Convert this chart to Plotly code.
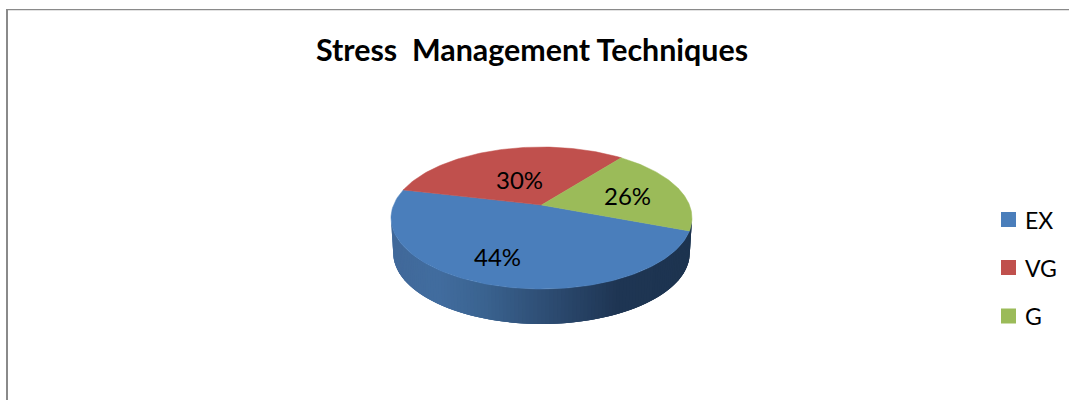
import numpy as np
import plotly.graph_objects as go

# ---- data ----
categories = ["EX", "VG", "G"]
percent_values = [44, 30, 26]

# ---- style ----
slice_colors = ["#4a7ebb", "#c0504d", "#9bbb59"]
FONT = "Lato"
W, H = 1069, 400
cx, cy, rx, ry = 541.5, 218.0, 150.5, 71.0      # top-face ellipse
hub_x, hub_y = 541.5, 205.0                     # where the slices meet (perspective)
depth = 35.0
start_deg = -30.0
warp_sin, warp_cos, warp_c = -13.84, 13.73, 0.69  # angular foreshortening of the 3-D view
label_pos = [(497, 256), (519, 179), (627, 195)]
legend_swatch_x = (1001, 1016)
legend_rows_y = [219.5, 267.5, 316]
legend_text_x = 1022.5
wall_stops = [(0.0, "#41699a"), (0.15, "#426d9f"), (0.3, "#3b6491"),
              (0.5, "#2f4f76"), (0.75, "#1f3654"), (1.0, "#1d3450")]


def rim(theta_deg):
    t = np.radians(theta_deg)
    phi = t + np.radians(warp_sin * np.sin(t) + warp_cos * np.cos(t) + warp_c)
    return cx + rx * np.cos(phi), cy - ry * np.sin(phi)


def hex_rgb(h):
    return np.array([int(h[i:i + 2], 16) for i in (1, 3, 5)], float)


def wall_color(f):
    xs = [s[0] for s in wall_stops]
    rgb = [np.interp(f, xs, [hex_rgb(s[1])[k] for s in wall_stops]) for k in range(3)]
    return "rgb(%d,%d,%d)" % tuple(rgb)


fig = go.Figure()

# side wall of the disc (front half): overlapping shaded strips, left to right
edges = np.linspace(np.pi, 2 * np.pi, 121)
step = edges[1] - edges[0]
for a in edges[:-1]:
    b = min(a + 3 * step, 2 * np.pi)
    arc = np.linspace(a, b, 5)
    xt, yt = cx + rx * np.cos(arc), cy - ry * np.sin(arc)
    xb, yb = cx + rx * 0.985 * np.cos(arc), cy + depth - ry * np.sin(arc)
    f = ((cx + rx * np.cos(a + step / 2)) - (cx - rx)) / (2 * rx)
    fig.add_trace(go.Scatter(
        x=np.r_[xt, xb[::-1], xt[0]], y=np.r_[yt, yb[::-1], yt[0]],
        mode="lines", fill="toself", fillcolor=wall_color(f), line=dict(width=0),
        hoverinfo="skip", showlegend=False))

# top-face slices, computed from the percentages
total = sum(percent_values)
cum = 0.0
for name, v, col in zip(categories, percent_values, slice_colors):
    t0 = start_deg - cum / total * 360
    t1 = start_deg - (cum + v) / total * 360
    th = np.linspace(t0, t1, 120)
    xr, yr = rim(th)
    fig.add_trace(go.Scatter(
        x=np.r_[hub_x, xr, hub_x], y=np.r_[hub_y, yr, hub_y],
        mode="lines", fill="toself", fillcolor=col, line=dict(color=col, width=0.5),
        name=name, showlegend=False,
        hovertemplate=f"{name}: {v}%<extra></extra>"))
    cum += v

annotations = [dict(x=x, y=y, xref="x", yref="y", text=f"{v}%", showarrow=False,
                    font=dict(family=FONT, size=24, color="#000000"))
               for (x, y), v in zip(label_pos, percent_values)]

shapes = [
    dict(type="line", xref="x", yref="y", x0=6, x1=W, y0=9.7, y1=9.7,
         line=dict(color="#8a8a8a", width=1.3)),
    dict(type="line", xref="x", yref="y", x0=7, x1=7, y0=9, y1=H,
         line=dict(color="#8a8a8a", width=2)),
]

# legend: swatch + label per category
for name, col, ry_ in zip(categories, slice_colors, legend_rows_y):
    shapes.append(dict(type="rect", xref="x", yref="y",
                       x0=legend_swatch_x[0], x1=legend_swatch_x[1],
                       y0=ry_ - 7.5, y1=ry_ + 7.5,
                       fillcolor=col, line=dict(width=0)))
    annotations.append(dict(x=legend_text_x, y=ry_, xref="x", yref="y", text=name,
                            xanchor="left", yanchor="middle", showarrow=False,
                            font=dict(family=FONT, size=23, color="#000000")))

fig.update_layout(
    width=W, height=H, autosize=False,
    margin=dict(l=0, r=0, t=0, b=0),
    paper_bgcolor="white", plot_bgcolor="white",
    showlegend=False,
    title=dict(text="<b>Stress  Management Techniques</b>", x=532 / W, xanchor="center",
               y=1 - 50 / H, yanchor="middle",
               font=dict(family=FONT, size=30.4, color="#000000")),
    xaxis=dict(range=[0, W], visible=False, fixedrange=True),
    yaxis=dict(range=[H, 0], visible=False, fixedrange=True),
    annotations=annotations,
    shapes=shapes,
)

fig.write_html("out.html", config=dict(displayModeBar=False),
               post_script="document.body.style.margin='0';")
----------
▶ **Your task**: Please take the lines from the beginning of the data above through the line holding "fig = go.Figure()" and transcribe them exactly, without any pictures.

▶ **Response to this exercise**:
Convert this chart to Plotly code.
import numpy as np
import plotly.graph_objects as go

# ---- data ----
categories = ["EX", "VG", "G"]
percent_values = [44, 30, 26]

# ---- style ----
slice_colors = ["#4a7ebb", "#c0504d", "#9bbb59"]
FONT = "Lato"
W, H = 1069, 400
cx, cy, rx, ry = 541.5, 218.0, 150.5, 71.0      # top-face ellipse
hub_x, hub_y = 541.5, 205.0                     # where the slices meet (perspective)
depth = 35.0
start_deg = -30.0
warp_sin, warp_cos, warp_c = -13.84, 13.73, 0.69  # angular foreshortening of the 3-D view
label_pos = [(497, 256), (519, 179), (627, 195)]
legend_swatch_x = (1001, 1016)
legend_rows_y = [219.5, 267.5, 316]
legend_text_x = 1022.5
wall_stops = [(0.0, "#41699a"), (0.15, "#426d9f"), (0.3, "#3b6491"),
              (0.5, "#2f4f76"), (0.75, "#1f3654"), (1.0, "#1d3450")]


def rim(theta_deg):
    t = np.radians(theta_deg)
    phi = t + np.radians(warp_sin * np.sin(t) + warp_cos * np.cos(t) + warp_c)
    return cx + rx * np.cos(phi), cy - ry * np.sin(phi)


def hex_rgb(h):
    return np.array([int(h[i:i + 2], 16) for i in (1, 3, 5)], float)


def wall_color(f):
    xs = [s[0] for s in wall_stops]
    rgb = [np.interp(f, xs, [hex_rgb(s[1])[k] for s in wall_stops]) for k in range(3)]
    return "rgb(%d,%d,%d)" % tuple(rgb)


fig = go.Figure()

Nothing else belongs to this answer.